Tous les ans un nouveau spectacle, qui propose une nouvelle approche de la folie qui s’empare de notre société. C’est un vrai travail d’écriture en continu. Comme si la résignation fatiguée n’arrivait finalement pas. Comme s’il restait encore quelque chose à tenter.

Mais, ne sachant pas quoi faire pour que ça aille mieux, il ne reste à l’artiste qu’à écrire que tout va de mal en pis. De l’écriture comme d’autres prophétisaient les fléaux divins ; Dieudonné comme une Cassandre dont on n’aurait qu’à rire.

Le voir ou pas, là est la question

Les restes médiatiques de Dieudonné démontrent que le spectacle peut encore être engagé, que le rire inquiète toujours la politique. Il montre le danger qu’il peut être, et le danger que le monde est déjà. Parler reste un risque. Tout n’est pas encore confit de bonheur bien conçu.

L’expression de la pensée pose encore débat. Et quelque part c’est un grand ouf de soulagement que l’Histoire n’est pas finie. Chaque idée n’a de valeur qu’étroitement en vie dans des limites brûlantes, qu’entre des murs à fissurer, que frottée aux blocages des institutions mentales, des frustrations nombrilismes et des incompréhensions faciles.
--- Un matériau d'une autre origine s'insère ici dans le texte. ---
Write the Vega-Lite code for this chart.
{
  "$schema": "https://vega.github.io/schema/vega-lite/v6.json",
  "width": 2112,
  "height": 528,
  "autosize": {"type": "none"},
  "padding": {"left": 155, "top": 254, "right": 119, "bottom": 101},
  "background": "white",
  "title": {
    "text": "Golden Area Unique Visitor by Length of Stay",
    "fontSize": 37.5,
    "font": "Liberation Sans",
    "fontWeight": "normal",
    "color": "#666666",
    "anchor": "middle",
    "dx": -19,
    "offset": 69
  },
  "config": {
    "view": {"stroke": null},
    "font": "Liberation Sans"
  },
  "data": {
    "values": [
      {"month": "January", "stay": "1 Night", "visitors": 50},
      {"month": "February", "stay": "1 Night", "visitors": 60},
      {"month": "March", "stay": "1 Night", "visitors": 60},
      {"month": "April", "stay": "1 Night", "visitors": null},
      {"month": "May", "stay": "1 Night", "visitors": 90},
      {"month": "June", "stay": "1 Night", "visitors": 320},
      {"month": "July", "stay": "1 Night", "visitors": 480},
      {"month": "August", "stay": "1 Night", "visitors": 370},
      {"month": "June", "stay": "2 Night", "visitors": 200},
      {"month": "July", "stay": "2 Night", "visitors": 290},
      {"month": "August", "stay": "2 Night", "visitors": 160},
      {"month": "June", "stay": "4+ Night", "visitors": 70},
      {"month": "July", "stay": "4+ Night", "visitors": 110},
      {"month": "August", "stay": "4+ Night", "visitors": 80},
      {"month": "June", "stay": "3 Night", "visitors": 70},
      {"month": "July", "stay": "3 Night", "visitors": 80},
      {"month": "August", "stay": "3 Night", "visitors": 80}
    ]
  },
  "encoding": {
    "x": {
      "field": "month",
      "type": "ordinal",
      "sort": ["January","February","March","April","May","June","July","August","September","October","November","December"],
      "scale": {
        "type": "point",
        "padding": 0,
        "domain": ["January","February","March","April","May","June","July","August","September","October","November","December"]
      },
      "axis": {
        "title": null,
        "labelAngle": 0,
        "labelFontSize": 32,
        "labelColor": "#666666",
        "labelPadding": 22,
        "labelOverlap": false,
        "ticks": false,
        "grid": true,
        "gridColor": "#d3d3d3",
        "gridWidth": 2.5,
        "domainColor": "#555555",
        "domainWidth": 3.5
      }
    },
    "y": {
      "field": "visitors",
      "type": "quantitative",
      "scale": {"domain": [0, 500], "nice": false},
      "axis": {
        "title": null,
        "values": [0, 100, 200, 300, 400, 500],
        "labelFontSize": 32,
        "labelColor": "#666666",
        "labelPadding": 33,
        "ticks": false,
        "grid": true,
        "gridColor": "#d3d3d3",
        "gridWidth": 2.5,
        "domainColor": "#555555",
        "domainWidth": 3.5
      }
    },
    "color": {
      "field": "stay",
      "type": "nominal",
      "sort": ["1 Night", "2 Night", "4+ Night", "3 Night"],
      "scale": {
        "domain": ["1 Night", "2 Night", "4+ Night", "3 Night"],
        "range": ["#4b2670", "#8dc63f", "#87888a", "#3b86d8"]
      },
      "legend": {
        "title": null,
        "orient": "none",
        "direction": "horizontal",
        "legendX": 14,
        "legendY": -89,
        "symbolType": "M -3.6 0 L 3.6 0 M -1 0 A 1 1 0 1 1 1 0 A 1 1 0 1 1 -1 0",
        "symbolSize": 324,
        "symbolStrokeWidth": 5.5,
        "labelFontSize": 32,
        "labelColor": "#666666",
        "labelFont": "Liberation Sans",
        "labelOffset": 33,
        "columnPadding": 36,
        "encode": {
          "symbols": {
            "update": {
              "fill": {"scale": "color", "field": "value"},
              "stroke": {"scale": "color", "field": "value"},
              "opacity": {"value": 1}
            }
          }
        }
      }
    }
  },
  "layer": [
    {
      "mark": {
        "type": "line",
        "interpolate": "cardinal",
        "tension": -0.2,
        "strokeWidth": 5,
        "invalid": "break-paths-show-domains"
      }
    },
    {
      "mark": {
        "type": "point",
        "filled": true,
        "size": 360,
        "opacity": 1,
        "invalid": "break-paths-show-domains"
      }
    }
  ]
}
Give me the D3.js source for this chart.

Back to the jungle pour l’humoriste

Bientôt Dieudo retournera dans sa forêt camerounaise, pour s’y promener sagement comme un vieil ermite qui aurait perdu le goût de la chasse mais pas celui des plaisirs envieux. Il vise cette retraite de paix et de retour aux sources, même si pour l’instant il reste debout au fond du fossé. Rassurons-nous, il devrait encore payer ses impôts dans l’hexagone.